### Given information ###
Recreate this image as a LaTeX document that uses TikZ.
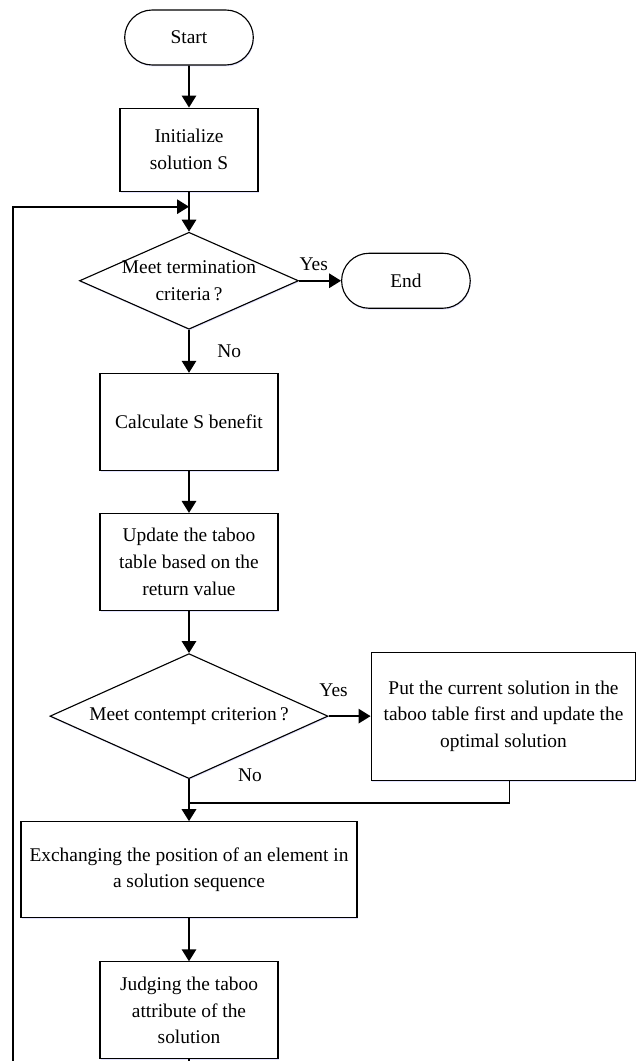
###
### Given information ###
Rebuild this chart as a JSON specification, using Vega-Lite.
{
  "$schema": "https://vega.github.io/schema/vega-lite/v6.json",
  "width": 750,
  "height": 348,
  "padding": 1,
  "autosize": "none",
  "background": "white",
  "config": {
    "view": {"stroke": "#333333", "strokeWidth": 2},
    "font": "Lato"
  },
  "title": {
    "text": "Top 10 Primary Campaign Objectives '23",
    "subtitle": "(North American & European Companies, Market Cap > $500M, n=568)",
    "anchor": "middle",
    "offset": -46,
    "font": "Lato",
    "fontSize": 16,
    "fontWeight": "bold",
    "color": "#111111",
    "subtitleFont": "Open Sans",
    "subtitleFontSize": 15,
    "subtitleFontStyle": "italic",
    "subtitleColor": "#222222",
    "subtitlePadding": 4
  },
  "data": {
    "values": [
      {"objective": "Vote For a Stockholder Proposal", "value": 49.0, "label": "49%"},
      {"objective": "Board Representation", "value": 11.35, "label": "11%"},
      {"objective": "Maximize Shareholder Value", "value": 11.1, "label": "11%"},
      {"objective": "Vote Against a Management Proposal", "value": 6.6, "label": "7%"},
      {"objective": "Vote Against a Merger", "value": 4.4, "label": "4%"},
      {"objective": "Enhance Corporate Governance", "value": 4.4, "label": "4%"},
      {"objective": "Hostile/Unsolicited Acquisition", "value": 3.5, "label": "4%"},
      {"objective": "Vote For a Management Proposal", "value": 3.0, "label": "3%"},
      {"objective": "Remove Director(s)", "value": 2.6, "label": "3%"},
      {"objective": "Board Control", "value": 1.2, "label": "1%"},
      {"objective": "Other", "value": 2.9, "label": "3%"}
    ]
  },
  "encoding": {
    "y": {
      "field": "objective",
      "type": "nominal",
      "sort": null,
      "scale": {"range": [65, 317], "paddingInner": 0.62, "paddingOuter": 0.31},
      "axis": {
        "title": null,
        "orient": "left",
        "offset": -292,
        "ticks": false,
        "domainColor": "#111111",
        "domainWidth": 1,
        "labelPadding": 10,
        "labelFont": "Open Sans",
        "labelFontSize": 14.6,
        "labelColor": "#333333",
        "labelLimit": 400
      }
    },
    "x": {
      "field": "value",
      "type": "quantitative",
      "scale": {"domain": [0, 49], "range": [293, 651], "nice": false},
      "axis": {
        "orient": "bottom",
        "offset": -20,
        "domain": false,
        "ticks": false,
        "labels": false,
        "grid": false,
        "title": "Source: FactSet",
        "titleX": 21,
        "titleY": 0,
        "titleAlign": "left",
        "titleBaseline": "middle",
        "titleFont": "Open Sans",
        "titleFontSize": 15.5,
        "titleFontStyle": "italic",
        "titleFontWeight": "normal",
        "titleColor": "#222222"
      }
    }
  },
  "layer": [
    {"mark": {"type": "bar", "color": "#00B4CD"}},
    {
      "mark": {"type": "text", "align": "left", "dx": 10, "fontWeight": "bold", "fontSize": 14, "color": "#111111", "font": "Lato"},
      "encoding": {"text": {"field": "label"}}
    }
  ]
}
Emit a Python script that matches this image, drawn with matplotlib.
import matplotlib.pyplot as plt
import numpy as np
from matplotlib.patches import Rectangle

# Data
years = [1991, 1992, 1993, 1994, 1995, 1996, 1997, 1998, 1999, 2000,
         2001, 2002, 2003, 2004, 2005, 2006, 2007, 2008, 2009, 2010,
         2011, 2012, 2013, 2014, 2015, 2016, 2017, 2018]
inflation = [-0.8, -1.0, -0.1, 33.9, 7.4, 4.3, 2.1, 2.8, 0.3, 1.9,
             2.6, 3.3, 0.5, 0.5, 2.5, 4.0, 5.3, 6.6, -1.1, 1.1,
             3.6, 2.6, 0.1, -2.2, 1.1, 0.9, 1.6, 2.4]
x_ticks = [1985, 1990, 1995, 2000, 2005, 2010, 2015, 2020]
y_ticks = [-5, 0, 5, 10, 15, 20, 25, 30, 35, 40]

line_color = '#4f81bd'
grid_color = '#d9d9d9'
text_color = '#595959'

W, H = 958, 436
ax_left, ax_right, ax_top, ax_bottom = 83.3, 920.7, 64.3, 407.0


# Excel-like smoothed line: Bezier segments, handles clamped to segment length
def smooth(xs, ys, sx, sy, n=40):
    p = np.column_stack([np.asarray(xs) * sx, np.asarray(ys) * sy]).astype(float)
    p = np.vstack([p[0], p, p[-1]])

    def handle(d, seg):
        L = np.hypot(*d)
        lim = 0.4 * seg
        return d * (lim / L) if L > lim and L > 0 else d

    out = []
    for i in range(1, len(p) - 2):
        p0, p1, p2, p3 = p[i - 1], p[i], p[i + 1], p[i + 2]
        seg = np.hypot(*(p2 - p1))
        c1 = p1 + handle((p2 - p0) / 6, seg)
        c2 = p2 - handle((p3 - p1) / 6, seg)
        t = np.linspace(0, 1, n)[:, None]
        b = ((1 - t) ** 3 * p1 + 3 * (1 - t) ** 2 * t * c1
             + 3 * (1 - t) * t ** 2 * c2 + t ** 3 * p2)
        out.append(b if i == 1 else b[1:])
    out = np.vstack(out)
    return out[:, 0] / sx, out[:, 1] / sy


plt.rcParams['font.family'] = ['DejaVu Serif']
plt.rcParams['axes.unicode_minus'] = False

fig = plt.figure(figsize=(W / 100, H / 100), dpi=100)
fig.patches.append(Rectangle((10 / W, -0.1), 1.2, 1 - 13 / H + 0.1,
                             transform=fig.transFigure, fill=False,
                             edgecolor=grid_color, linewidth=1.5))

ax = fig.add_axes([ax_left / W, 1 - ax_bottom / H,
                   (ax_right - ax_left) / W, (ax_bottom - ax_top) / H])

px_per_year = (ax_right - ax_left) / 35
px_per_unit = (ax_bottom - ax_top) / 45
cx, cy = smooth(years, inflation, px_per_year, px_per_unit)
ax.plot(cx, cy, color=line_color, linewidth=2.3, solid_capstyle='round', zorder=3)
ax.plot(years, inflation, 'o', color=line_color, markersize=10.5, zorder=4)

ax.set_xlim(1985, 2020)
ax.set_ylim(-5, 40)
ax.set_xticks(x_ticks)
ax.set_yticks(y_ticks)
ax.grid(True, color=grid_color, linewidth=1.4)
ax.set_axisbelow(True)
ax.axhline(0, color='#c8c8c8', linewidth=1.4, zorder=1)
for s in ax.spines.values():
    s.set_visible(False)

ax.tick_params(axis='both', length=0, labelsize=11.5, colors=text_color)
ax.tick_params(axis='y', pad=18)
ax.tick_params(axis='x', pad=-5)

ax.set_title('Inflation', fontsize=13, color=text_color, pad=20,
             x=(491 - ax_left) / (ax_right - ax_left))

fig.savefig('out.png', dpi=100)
###
[Exercise requirements] Of all the lines in the material above, how many contain the word "that"? Give only the count.

[Written answer] 2